Категоричность этого мнения не должна смущать: язык способен принимать очень разные обличья, оставаясь самим собой. Этому служат его внутренние ресурсы, вариативность форм и особенно смыслов, но он остается длительное историческое время идентичным сам себе, несмотря на многие частные новшества и изменения на разных своих ярусах, прежде всего, в лексике, стилистике, синтаксисе. Такие изменения и новшества, вызываемые к жизни модой, диктуемые вкусом, если они поддержаны чутьем языка и кодифицированы нормой, запечатлеваются именно как элемент структуры языка – в исключительных случаях даже тогда, когда противоречат языковой системе, но не нарушают ее сущностных параметров.

Разумеется, при этом механизм опробования включается на полную силу, самый же процесс осуществляется через вариативность и смену норм. Узус, подчиняющийся языковому чутью, вкусу, даже прихотям моды, воздействует на норму, обеспечивающую преемственность литературного стандарта, бронируя его структуру от излишних изменений. Желание понять и изобразить эти взаимоотношения заставляет многих ученых уточнять, усложнять соссюровскую дихотомию (или отказываться от нее, признавая неделимость «языка-речи»!), вводя, по крайней мере, понятие «троякого аспекта»: узус – норма – система; ср. более модную сейчас триаду: способность – тексты – структура.

Повторим: как бы ни решались эти вопросы, ясно, что всевозможные отклонения в речи, тиражируемые изо дня в день, безусловно, влекут за собой структурно-языковые сдвиги, причем необязательно такие, которые можно причислить к желательным (см.: А. С. Петухов. Язык перестройки или перестройка языка? РР, 1992, 2). Имеем ли мы в результате некий новый язык? К счастью, нет, но привычный нам лик литературного языка меняется более или менее существенно.

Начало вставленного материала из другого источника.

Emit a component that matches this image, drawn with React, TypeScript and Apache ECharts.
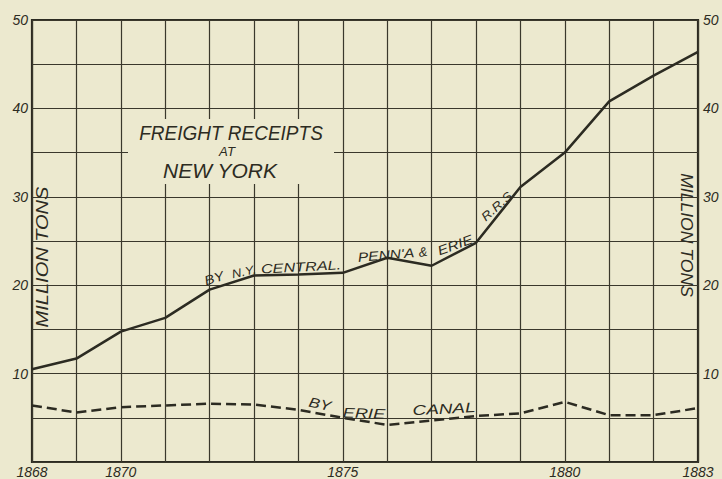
import React, { useEffect, useRef } from "react";
import * as echarts from "echarts";

const years = [1868, 1869, 1870, 1871, 1872, 1873, 1874, 1875, 1876, 1877, 1878, 1879, 1880, 1881, 1882, 1883];
const railroads = [10.5, 11.7, 14.75, 16.3, 19.5, 21.1, 21.2, 21.4, 23.1, 22.2, 24.8, 31.1, 35.0, 40.8, 43.7, 46.4];
const canal = [6.4, 5.6, 6.2, 6.4, 6.6, 6.5, 5.9, 5.0, 4.2, 4.7, 5.2, 5.5, 6.8, 5.3, 5.3, 6.1];
const xTickLabels = [1868, 1870, 1875, 1880, 1883];
const yTickLabels = [10, 20, 30, 40, 50];

const BG = "#ece9cf";
const INK = "#2c2b22";
const FONT = "'Liberation Sans', Arial, sans-serif";

function label(text: string, x: number, y: number, size: number, rot: number, sx = 1) {
  return {
    type: "text",
    x,
    y,
    rotation: rot,
    scaleX: sx,
    z: 20,
    style: {
      text,
      fill: INK,
      font: `italic ${size}px ${FONT}`,
      align: "center",
      verticalAlign: "middle",
    },
  };
}

export default function App() {
  const ref = useRef<HTMLDivElement>(null);
  useEffect(() => {
    if (!ref.current) return;
    const chart = echarts.init(ref.current, undefined, { renderer: "svg" });
    const axisLabelStyle = {
      fontStyle: "italic",
      fontFamily: FONT,
      fontSize: 14,
      color: INK,
    };
    const deg = Math.PI / 180;
    chart.setOption({
      animation: false,
      backgroundColor: BG,
      grid: {
        left: 32,
        right: 24,
        top: 20,
        bottom: 15,
        show: true,
        borderColor: INK,
        borderWidth: 2.2,
        backgroundColor: "transparent",
      },
      xAxis: {
        type: "value",
        min: 1868,
        max: 1883,
        interval: 1,
        axisLine: { show: false },
        axisTick: { show: false },
        splitLine: { show: true, lineStyle: { color: "#3a382c", width: 1.2 } },
        axisLabel: {
          ...axisLabelStyle,
          margin: 3,
          showMinLabel: true,
          showMaxLabel: true,
          formatter: (v: number) => (xTickLabels.includes(v) ? String(v) : ""),
        },
      },
      yAxis: [
        {
          type: "value",
          min: 0,
          max: 50,
          interval: 5,
          position: "left",
          axisLine: { show: false },
          axisTick: { show: false },
          splitLine: { show: true, lineStyle: { color: "#3a382c", width: 1.2 } },
          axisLabel: {
            ...axisLabelStyle,
            margin: 4,
            formatter: (v: number) => (yTickLabels.includes(v) ? String(v) : ""),
          },
        },
        {
          type: "value",
          min: 0,
          max: 50,
          interval: 5,
          position: "right",
          axisLine: { show: false },
          axisTick: { show: false },
          splitLine: { show: false },
          axisLabel: {
            ...axisLabelStyle,
            margin: 5,
            formatter: (v: number) => (yTickLabels.includes(v) ? String(v) : ""),
          },
        },
      ],
      series: [
        {
          name: "By N.Y. Central, Penn'a & Erie R.R.s",
          type: "line",
          data: years.map((y, i) => [y, railroads[i]]),
          showSymbol: false,
          lineStyle: { color: INK, width: 2.5 },
          z: 5,
        },
        {
          name: "By Erie Canal",
          type: "line",
          data: years.map((y, i) => [y, canal[i]]),
          showSymbol: false,
          lineStyle: { color: INK, width: 2.5, type: [10, 5] },
          z: 5,
        },
      ],
      graphic: [
        {
          type: "rect",
          z: 10,
          shape: { x: 128, y: 119, width: 206, height: 65 },
          style: { fill: BG },
        },
        label("FREIGHT RECEIPTS", 231, 133, 20, 0, 0.95),
        label("AT", 227, 152, 12, 0, 1.1),
        label("NEW YORK", 220, 171, 20, 0, 1.05),
        label("MILLION TONS", 43, 257, 16, 90 * deg, 1.25),
        label("MILLION TONS", 686, 235, 16, -90 * deg, 1.1),
        label("BY", 214, 278, 13, 18 * deg, 1.15),
        label("N.Y.", 244, 272, 12, 12 * deg, 1.1),
        label("CENTRAL.", 301, 267, 13, 3 * deg, 1.25),
        label("PENN'A", 386, 255, 13, 5 * deg, 1.2),
        label("&", 423, 252, 13, 8 * deg, 1),
        label("ERIE", 455, 245, 13, 20 * deg, 1.2),
        label("R.R.S.", 498, 205, 12, 42 * deg, 1.15),
        label("BY", 320, 404, 14, -12 * deg, 1.2),
        label("ERIE", 364, 413, 14, -2 * deg, 1.3),
        label("CANAL", 444, 409, 14, 3 * deg, 1.35),
      ],
    });
    return () => chart.dispose();
  }, []);
  return (
    <div
      ref={ref}
      style={{ position: "fixed", left: 0, top: 0, width: 722, height: 479 }}
    />
  );
}
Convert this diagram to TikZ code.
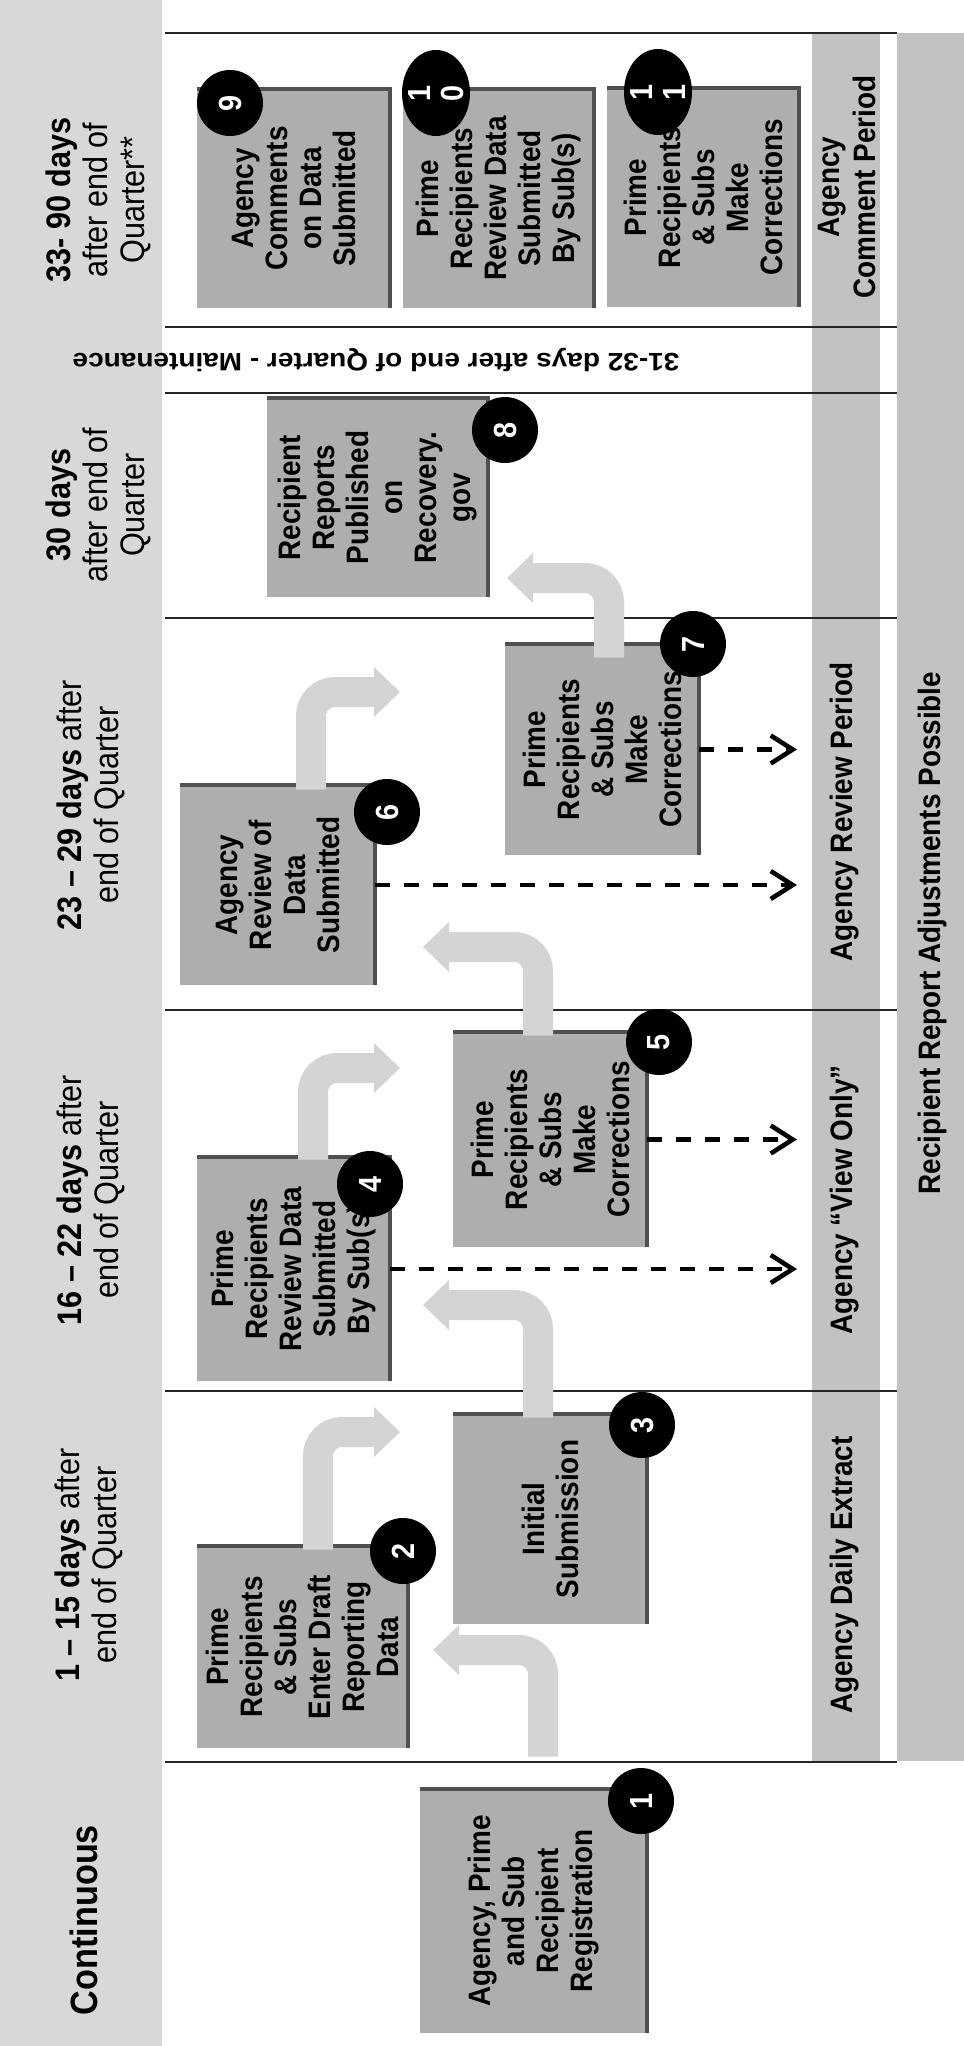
\documentclass[tikz,border=0pt]{standalone}
\usepackage{fontspec}
\usepackage{graphicx}
\setmainfont{Liberation Sans}
\newfontfamily\cf[FakeStretch=0.9]{Liberation Sans}
\usetikzlibrary{arrows.meta,shapes.geometric,calc}
\definecolor{stripc}{HTML}{D8D8D8}
\definecolor{bandc}{HTML}{C2C2C2}
\definecolor{boxc}{HTML}{AEAEAE}
\definecolor{arrc}{HTML}{D4D4D4}
\definecolor{shadc}{HTML}{505050}
\newcommand\flowbox[6]{%
  \node[procbox, minimum width={0.5pt*(#5-#3)}, minimum height={0.5pt*(#4-#2)}] (#1) at ({(#2+#4)/2},{(#3+#5)/2}) {#6};
  \draw[shad] (#1.north east) -- (#1.south east) -- (#1.south west);}
\newcommand\bentarr[3]{%
  \draw[bent] (#1) |- ($(#2)+({-25*#3},0)$);
  \fill[arrc] (#2) -- ($(#2)+({-26*#3},-25)$) -- ($(#2)+({-26*#3},25)$) -- cycle;}
\begin{document}
\begin{tikzpicture}[x=0.5pt,y=-0.5pt,
  procbox/.style={rectangle, fill=boxc, rotate=90, align=center, inner sep=0pt,
    font=\cf\bfseries\fontsize{15.5}{17}\selectfont},
  shad/.style={draw=shadc, line width=2pt},
  numc/.style={circle, fill=black, text=white, inner sep=0pt, minimum size=33pt, rotate=90,
    font=\cf\bfseries\fontsize{16}{16}\selectfont},
  nume/.style={ellipse, fill=black, inner sep=0pt, minimum width=43pt, minimum height=34pt, rotate=90},
  numt/.style={text=white, inner sep=0pt, rotate=90, align=center,
    font=\cf\bfseries\fontsize{16}{16.5}\selectfont},
  hdr/.style={rotate=90, align=center, inner sep=0pt, font=\cf\fontsize{17}{18.5}\selectfont},
  bandtxt/.style={rotate=90, align=center, inner sep=0pt, font=\cf\bfseries\fontsize{15.5}{18}\selectfont},
  bent/.style={draw=arrc, line width=15pt, rounded corners=12pt},
  dasharr/.style={line width=2.3pt, dash pattern=on 7.5pt off 7pt, -{Straight Barb[length=11pt,width=14pt]}},
  colline/.style={line width=1pt, black!85}]
\useasboundingbox (0,0) rectangle (964,2046);
% backgrounds
\fill[stripc] (0,0) rectangle (162,2046);
\fill[bandc] (812,33) rectangle (880,1761);
\fill[bandc] (897,33) rectangle (964,1761);
% column separators
\foreach \yy in {33,327,393,618,1010,1391,1762}
  \draw[colline] (165,\yy) -- (897,\yy);
% headers
\node[hdr] (h0) at (84,1920) {\fontsize{19}{20}\selectfont\bfseries Continuous};
\node[hdr] (h1) at (89,1565) {\textbf{1 – 15 days} after\\end of Quarter};
\node[hdr] (h2) at (91,1200) {\textbf{16 – 22 days} after\\end of Quarter};
\node[hdr] (h3) at (91,805) {\textbf{23 – 29 days} after\\end of Quarter};
\node[hdr] (h4) at (98,505) {\textbf{30 days}\\after end of\\Quarter};
\node[hdr] (h5) at (98,200) {\textbf{33- 90 days}\\after end of\\Quarter**};
\node[rotate=180, inner sep=0pt, font=\bfseries\fontsize{14}{14}\selectfont] (mt) at (376,360)
  {\scalebox{1}[0.9]{31-32 days after end of Quarter - Maintenance}};
% band texts
\node[bandtxt] (ag1) at (845,1575) {Agency Daily Extract};
\node[bandtxt] (ag2) at (845,1200) {Agency “View Only”};
\node[bandtxt] (ag3) at (845,812) {Agency Review Period};
\node[bandtxt] (ag4) at (847,187) {Agency\\Comment Period};
\node[bandtxt] (adj) at (932,933) {Recipient Report Adjustments Possible};
% boxes
\flowbox{b1}{420}{1789}{647}{2033}{Agency, Prime\\and Sub\\Recipient\\Registration}
\flowbox{b2}{197}{1546}{408}{1748}{Prime\\Recipients\\\& Subs\\Enter Draft\\Reporting\\Data}
\flowbox{b3}{453}{1414}{647}{1624}{Initial\\Submission}
\flowbox{b4}{197}{1157}{390}{1381}{Prime\\Recipients\\Review Data\\Submitted\\By Sub(s)}
\flowbox{b5}{453}{1032}{647}{1247}{Prime\\Recipients\\\& Subs\\Make\\Corrections}
\flowbox{b6}{180}{785}{375}{985}{Agency\\Review of\\Data\\Submitted}
\flowbox{b7}{505}{644}{699}{855}{Prime\\Recipients\\\& Subs\\Make\\Corrections}
\flowbox{b8}{267}{398}{488}{597}{Recipient\\Reports\\Published\\on\\Recovery.\\gov}
\flowbox{b9}{197}{89}{390}{308}{Agency\\Comments\\on Data\\Submitted}
\flowbox{b10}{403}{89}{594}{308}{Prime\\Recipients\\Review Data\\Submitted\\By Sub(s)}
\flowbox{b11}{607}{88}{799}{307}{Prime\\Recipients\\\& Subs\\Make\\Corrections}
% arrow tips
\coordinate (t12) at (433,1650);
\coordinate (t23) at (400,1432);
\coordinate (t34) at (423,1305);
\coordinate (t45) at (400,1068);
\coordinate (t56) at (423,947);
\coordinate (t67) at (400,692);
\coordinate (t78) at (507,578);
% bent arrows
\bentarr{$(b1.east)+(9.5,-32)$}{t12}{-1}
\bentarr{$(b2.east)+(15.5,4)$}{t23}{1}
\bentarr{$(b3.east)+(-12,4)$}{t34}{-1}
\bentarr{$(b4.east)+(19.5,3)$}{t45}{1}
\bentarr{$(b5.east)+(-12,4)$}{t56}{-1}
\bentarr{$(b6.east)+(33.5,5)$}{t67}{1}
\bentarr{$(b7.east)+(7,14)$}{t78}{-1}
% numbered circles
\node[numc] (c1) at (641,1801) {1};
\node[numc] (c2) at (403,1551) {2};
\node[numc] (c3) at (642,1425) {3};
\node[numc] (c4) at (370,1184) {4};
\node[numc] (c5) at (659,1042) {5};
\node[numc] (c6) at (387,812) {6};
\node[numc] (c7) at (693,644) {7};
\node[numc] (c8) at (505,430) {8};
\node[numc] (c9) at (230,103) {9};
\node[nume] (c10) at (436,93) {};
\node[numt] at (c10) {1\\0};
\node[nume] (c11) at (658,92) {};
\node[numt] at (c11) {1\\1};
% dashed arrows to agency band
\coordinate (agx) at (797,0);
\draw[dasharr] (b4.south) -- (b4.south -| agx);
\draw[dasharr] (b5.south) -- (b5.south -| agx);
\draw[dasharr] (b6.south) -- (b6.south -| agx);
\draw[dasharr] (b7.south) -- (b7.south -| agx);
\end{tikzpicture}
\end{document}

Если угодно, на нем появились морщины – не от старости, а от небрежения гигиеной.

На фоне торжествующей моды становится вполне возможным и массовое сознательное расшатывание нормы, что, наряду с речевым неряшеством, когда описок и ошибок перестали стесняться, может деформировать не только речь, но и самый язык. Примером сознательного отхода или ухода от литературно-языковой традиции может служить обострившееся стремление к обновлению применяемых языковых средств, к смене устоявшихся вариантов выражения, к новым типам словосочетаний, к непривычным построениям предложения. «Почва для усиленного хода языковой эволюции в революционный период самая благоприятная» (Е. Д. Поливанов. Избранные работы. Статьи по общему языкознанию. М., 1968). А мы живем сейчас именно в эпоху коренных реформ.

Русский язык (именно язык, а не только индивидуальная речь, даже не только норма) сейчас во многих точках и заметно деформируется, теряет идентичность с предшествующим своим видом. Оставаясь самим собой во всех сущностных чертах, он эволюционирует явно быстрее, чем положено. И это в известной мере оправдывает желания многих повторить сегодня слова ревнителей русского слова в послереволюционные 20-е годы: «Русский язык в опасности!».

В то же время не стоит преувеличивать угрозу: как и тогда, русский язык отнюдь не на краю гибели и даже не в кризисе. Он просто приобретает новый облик, что, как показывает история, всегда воспринимается, особенно лицами старшего поколения, как порча привычно-надежного. Тут уместно повторить тезис, к которому не раз подводил анализ фактического материала: предшествующая эпоха излишне тормозила все изменения языка, в том числе и оправданные (тут можно напомнить различения «естественных» и «неестественных» языковых изменений у голландских лингвистов).

В частности, как уже отмечалось (см. 0.4 – о встрече разных ориентаций на месте одной, признаваемой и насаждаемой установки, а также о унифицирующей – в соответствии с задачами пропаганды – роли масс-медиа) официально не одобрялся и подавлялся важнейший мотив языковой эволюции – наличие и взаимодействие диалектов, особенно социодиалектов, которым, строго говоря, отказывалось в праве на существование. Гетерогенность нынешней речевой жизни, естественно связанная с повышенной вариативностью и утвержденным авторитетным достоинством ряда субсистем, не может не сказываться на литературном каноне, внося в него без особого оправдания и общего согласия разные новшества.

Далеко не все новшества суть деформации, многие впоследствии оказываются нормой и совершенствуют самый язык. Только в самых исключительных случаях (при особо сильном и длительном давлении языка завоевателей, например) новшества достигают критической массы и действительно ведут к разрушению языка. Вообще же переход языка на новую ступень эволюции – постоянный исторический процесс, который полностью никогда, видимо, не является деградацией, оскудением, упадком, вырождением. В социальном плане этот переход, даже если его излишне высокие темпы грозят устойчивости и преемственности литературного выражения, есть звено вечного процесса приспособления языка к меняющимся условиям жизни общества, его идеалам, установкам, вкусам.